A comunidade, que era chamada de Favela do Siri, começou a surgir na década de 1980. A área foi ocupada por pessoas atraídas com o crescimento na região. Nelson foi um deles. Morador de Palhoça, trabalhava de vigilante em um hotel, de onde saía às 4h. Sem ter como voltar para casa, mudou de endereço.

Nelson é casado com Rosemari de Lima, 36. Tem três filhos – de 14, 16 e 18 anos. O que mais atrapalha a vida é a habitação.

De acordo com a presidente da Associação de Moradores da Vila do Arvoredo, Vanusa Araújo, 164 famílias vivem no lugar.

– Já foram 230 famílias em 2004. Mas as dunas estão se aproximando e já perdemos casas e ruas. Em mais um ano teremos que remover mais 32 famílias. Onde vamos colocá-las? – questiona.

Algumas ruas e casas, conta Vanusa, foram engolidas pela areia das dunas. Foi preciso ajustar caminhos.

Nelson e a mulher já passaram por momentos difíceis. Há um mês, quando estavam no trabalho, receberam uma ligação dos vizinhos: a casa destelhou e o filho, sozinho, não parava de chorar.

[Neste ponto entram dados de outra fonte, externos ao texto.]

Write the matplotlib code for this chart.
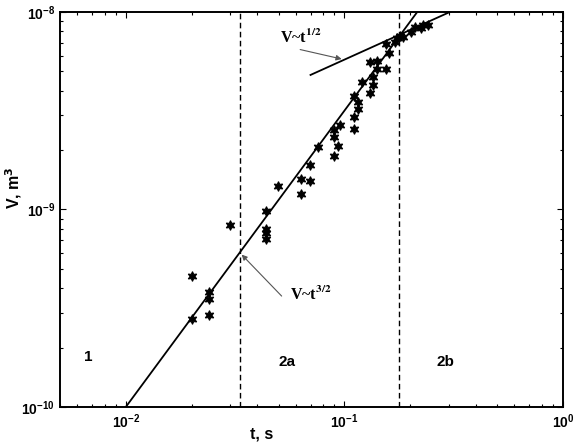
import numpy as np
import matplotlib
matplotlib.use("AGG")
import matplotlib.pyplot as plt

# measured points (t in s, V in m^3)
t_data = [0.0200, 0.0239, 0.0239, 0.0239, 0.0200, 0.0299,
          0.0440, 0.0440, 0.0440, 0.0440, 0.0497,
          0.0636, 0.0636, 0.0695, 0.0695, 0.0755,
          0.0894, 0.0894, 0.0894, 0.0936, 0.0959,
          0.1109, 0.1149, 0.1149, 0.1109, 0.1109, 0.1205,
          0.1312, 0.1354, 0.1354, 0.1312, 0.1415, 0.1415, 0.1556,
          0.160, 0.1556, 0.170, 0.1746, 0.180, 0.186,
          0.202, 0.2095, 0.225, 0.229, 0.241]
V_data = [2.78e-10, 2.92e-10, 3.52e-10, 3.81e-10, 4.62e-10, 8.32e-10,
          9.79e-10, 7.92e-10, 7.63e-10, 7.06e-10, 1.315e-9,
          1.42e-9, 1.195e-9, 1.67e-9, 1.40e-9, 2.07e-9,
          2.53e-9, 2.32e-9, 1.86e-9, 2.10e-9, 2.67e-9,
          3.76e-9, 3.49e-9, 3.22e-9, 2.95e-9, 2.56e-9, 4.42e-9,
          3.87e-9, 4.25e-9, 4.70e-9, 5.58e-9, 5.65e-9, 5.14e-9, 5.12e-9,
          6.17e-9, 6.85e-9, 7.07e-9, 7.39e-9, 7.56e-9, 7.47e-9,
          7.95e-9, 8.43e-9, 8.27e-9, 8.60e-9, 8.60e-9]

# regime boundaries
t_bounds = [0.0332, 0.177]

# fitted power laws
t_fit32 = np.array([0.01, 0.3])
V_fit32 = 1e-10 * (t_fit32 / 0.01) ** 1.5
t_fit12 = np.array([0.07, 0.4])
V_fit12 = 1.814e-8 * t_fit12 ** 0.5

plt.rcParams['font.family'] = ['Liberation Sans', 'DejaVu Sans']
plt.rcParams['font.weight'] = 'bold'

fig = plt.figure(figsize=(5.78, 4.42), dpi=100)
ax = fig.add_axes([0.1038, 0.0792, 0.8702, 0.8937])

ax.plot(t_fit32, V_fit32, color='k', lw=1.3)
ax.plot(t_fit12, V_fit12, color='k', lw=1.3)
for tb in t_bounds:
    ax.axvline(tb, color='k', lw=1.0, ls=(0, (4, 2.5)))
ax.plot(t_data, V_data, ls='none', marker=(6, 1, 0), ms=7, color='k',
        mec='k', mew=0.8)

ax.set_xscale('log')
ax.set_yscale('log')
ax.set_xlim(0.005, 1.0)
ax.set_ylim(1e-10, 1e-8)
ax.set_xticks([0.01, 0.1, 1.0])
ax.set_yticks([1e-10, 1e-9, 1e-8])

ax.tick_params(which='both', direction='in', top=True, right=True,
               labelsize=10, width=0.8)
ax.tick_params(which='major', length=4)
ax.tick_params(which='minor', length=2.5)
ax.tick_params(axis='x', pad=4)
for lab in ax.get_xticklabels() + ax.get_yticklabels():
    lab.set_fontweight('bold')
for sp in ax.spines.values():
    sp.set_linewidth(1.4)

ax.set_xlabel('t, s', fontsize=11.5, fontweight='bold')
ax.xaxis.set_label_coords(0.401, -0.05)
ax.set_ylabel('V, m$^3$', fontsize=11.5, fontweight='bold')
ax.yaxis.set_label_coords(-0.072, 0.555)

# arrows and law labels
ax.annotate('', xy=(0.1, 1.814e-8 * 0.1 ** 0.5), xytext=(0.061, 6.5e-9),
            arrowprops=dict(arrowstyle='-|>', color='#555555', lw=0.8,
                            mutation_scale=8))
ax.text(0.051, 6.97e-9, r'V~t$^{\mathbf{1/2}}$', fontsize=11.5,
        family='Liberation Serif', fontweight='bold',
        math_fontfamily='stix', ha='left', va='baseline')
ax.annotate('', xy=(0.0332, 1e-10 * 3.32 ** 1.5), xytext=(0.0527, 3.56e-10),
            arrowprops=dict(arrowstyle='-|>', color='#555555', lw=0.8,
                            mutation_scale=8))
ax.text(0.0561, 3.48e-10, r'V~t$^{\mathbf{3/2}}$', fontsize=11.5,
        family='Liberation Serif', fontweight='bold',
        math_fontfamily='stix', ha='left', va='baseline')

# regime labels
ax.text(0.00676, 1.79e-10, '1', fontsize=11, fontweight='bold',
        ha='center', va='center')
ax.text(0.0547, 1.69e-10, '2a', fontsize=11, fontweight='bold',
        ha='center', va='center')
ax.text(0.289, 1.69e-10, '2b', fontsize=11, fontweight='bold',
        ha='center', va='center')

fig.savefig('out.png', dpi=100)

– Foi um desespero muito grande para nós. Mas temos fé que as coisas vão mudar – diz Nelson, que gostaria de trocar de endereço.

Apartamentos populares, a solução
A prefeitura diz que, em 2005, cadastrou 225 famílias na Vila do Arvoredo. Algumas já saíram por conta de indenizações, restando 164. O terreno para onde serão removidos está sendo definido, assim como o projeto arquitetônico, de acordo com a administração municipal. Falta a elaboração de projetos complementares e a autorização de alguns órgãos ambientais. Serão 168 apartamentos, com recursos do programa Minha Casa Minha Vida. Não há prazo para o início das obras.